Black Moon Rising - Black Crowes
Black Celebration - Depeche Mode
Black Cadillac - Joyce Green
That Old Black Magic - Ella Fitzgerald
Black Sunset - White Zombie
Black Mud - The Black Keys


Highway To Hell - AC/DC
Psychobitches Outta Hell - Horrorpops
Catch Hell Blues - White Stripes
Green Hell - The Misfits original or the Metallic cover...

You get the general idea...


----------



## Pumpkinhead625 (Oct 12, 2009)

Here are a few that come to mind for me:

Pink Floyd-"Careful With That Axe, Eugene", "One Of These Days", "Echoes"
Stabbing Westward-"What Do I Have To Do"
Live-"Lightning Crashes"
Cliff Richard-"Devil Woman"
Deep Purple-"Demon's Eye"
Evanescence-"My Immortal", "Haunted"
Poe-"Haunted"
Michael Oldfield-"Tubular Bells"( Theme to "The Exorcist")
The Cranberries-"Zombie"
Red Rider-"Lunatic Fringe"
Russ Ballard-"Voices"
Squirrell Nut Zippers-"Hell"
The Who-"Boris The Spider"
Robin Trower-"Bridge Of Sighs"


----------



## Up_Up_And_Away (Jul 23, 2008)

Donovan's "Season of the Witch," Santana's "Black Magic Woman," The Eagles' "Witchy Woman," Frank Sinatra's "Witchcraft," Alice Cooper's "Welcome to My Nightmare," Oingo Boingo's "Dead Man's Party," Olivia Newton John's "Magic," The Fenders' "It's Magic," Steve Miller's "Abracadabra," KC & the Sunshine Band's "I'm Your Boogie Man."


----------



## DJ John (Sep 24, 2010)

http://home.pacbell.net/liechty/DJ_John_Mash-Up_-_Devil_mix_-_666_Went_Down_To_Georgia__666_vs_Charlie_Daniels_.mp3

This tune started as a experimental test track during Halloween 2004. Although this isn't my finest production, I think it serves as an interesting example of two different musical genres being mashed together. (Acid trance vs Southern Rock).

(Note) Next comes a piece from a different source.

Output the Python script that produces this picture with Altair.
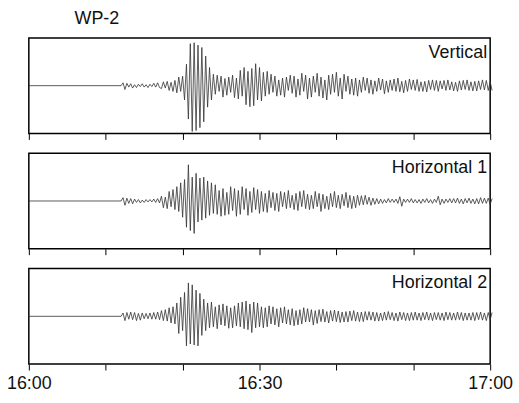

The 1979 hit, "Devil Went Down to Georgia" by the Charlie Daniels Band is on fire with the help of D.E.V.I.L. by 666. I'll be burning in hell over this one. (lol, that was lame).


----------



## nightbeasties (May 22, 2008)

I can't even get started for how long the list would have to be.

But check out The UpsideDown's "Wolf Blood Honey" for something a lot of people haven't heard. Great for a lycanthropy theme. Also "Loup Garou" by Clarence Gatemouth Brown- down home southern bayou werewolf song.


----------